Tuesday, October 5, 2010

Is the Tea Party a form of fascism?

Just got round to reading The Guardian of 10th September, where it reports that the Taxpayers Alliance in Britain, a lobby group for low taxes and small government, is taking advice from Freedom Works, one of the well-funded organisations behind the Tea Party.  Taxpayers Alliance founder Matthew Elliott wants to organise mass anti-union demonstrations next time there’s a tube strike in London.

A working definition of fascism is a mass movement mobilised in the interests of big business.  Fascist movements take steps to hide their pro-business aims from supporters by adopting anti-business slogans.  Think of the anti-Wall Street rhetoric of the Tea Party.

There's a video of an hour-long Noam Chomsky lecture on this, on, off all places, the Veterans Today website (Military Veterans and Foreign Affairs Journal). He says “Ridiculing the tea party shenanigans is a serious error,” and “I’m just old enough to have heard a number of Hitler’s speeches on the radio, and I have a memory of the texture and the tone of the cheering mobs, and I have the dread sense of the dark clouds of fascism gathering here at home.” 
He talks about the bitter the class war relentlessly waged by the US business community, a business community which, he says, is unusual amongst industrial societies for being intensely class conscious. The date is April this year.

Amongst the aims of Freedom Works are to "Fight The Left ...[and to create] a grassroots juggernaut capable of going toe-to-toe with the unions, extreme enviros, and the MoveOn.org's of the world." 

According to the The Guardian, Freedom Works has received funding from the tobacco conglomerate Philip Morris. The Guardian also reports that local branches of Freedom Works' sister organization, Americans for Prosperity have also received tobacco money and oppose smoke-free workplace laws and cigarette taxes. 

Information in the two preceding paragraphs from SourceWatch. See my comment on this.


1 comment:

  1. Interesting, and thought provoking piece. I have to admit that I know little about The Tea Party, and find it hard to take notice of a group with such a daft name. Maybe I should pay more attention.

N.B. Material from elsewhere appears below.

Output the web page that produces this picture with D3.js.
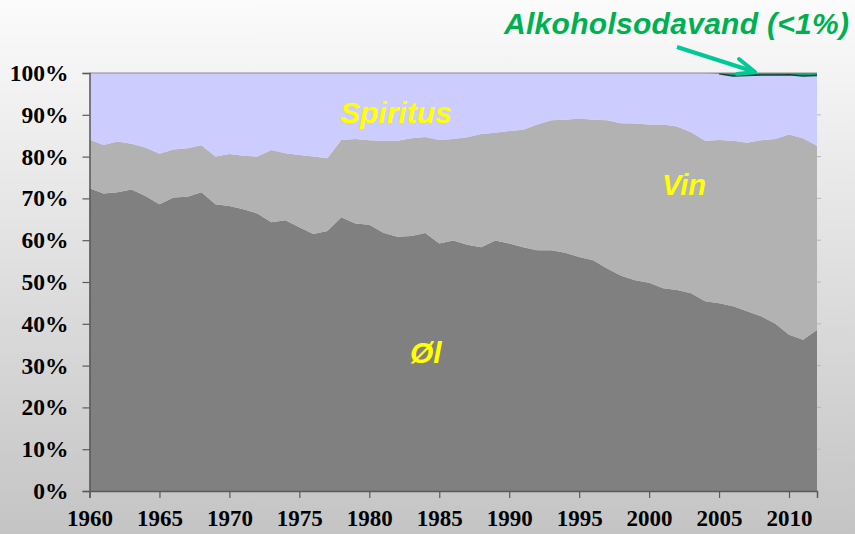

    But in terms of your main point, The Tea Party don't sound fascist to me. I remember reading about the Spanish Civil War in a book you bought me about 10 years ago, and also the Eric Hobsbawme book Age Of Extremes. I was fascinated to learn about the rise of the fascist movement in the early 20th century. I'd never really known exactly what fascism was, but just simply thought it was a 'dirty' word, like 'Nazi', a word that nobody would dare own up to sympathising with in our day and age. So, it was eye-opening to learn that fascism was a genuine political ideology, with understandable (albeit not at all agreeable to me) roots and motives.

    However, from what (little) knowledge of fascism I have managed to retain over the past 10 years, I think of it as a strongly nationalistic, authoritarian system. The Tea Party seem to advocate liberalism, not something that I think fascism agrees with.

    In my head I associate fascism with a dictator ruling over a society where it is that society ,and not the individual, is key. In this respect I see it as a right wing counterpart to communism. In fact, this seems a good point to introduce my own visual metaphor for the political spectrum. Think of it as a sphere. You're on the near side. Immediately to your left are socialists, immediately to your right are capitalists. If you go further left and right you get the communists and fascists respectively. If you travel even further in each direction, you end up meeting yourself on the other side of the sphere, and regardless of which way you have gone, you end up meeting an oppressive dictator. I know that metaphor is somewhat ingenuous, and one of the interesting quandaries I seem to recall when trying to get my head around fascism 10 years ago, is that it doesn't seem, really, to align itself with right-wing ideology much more than it does left wing ideology.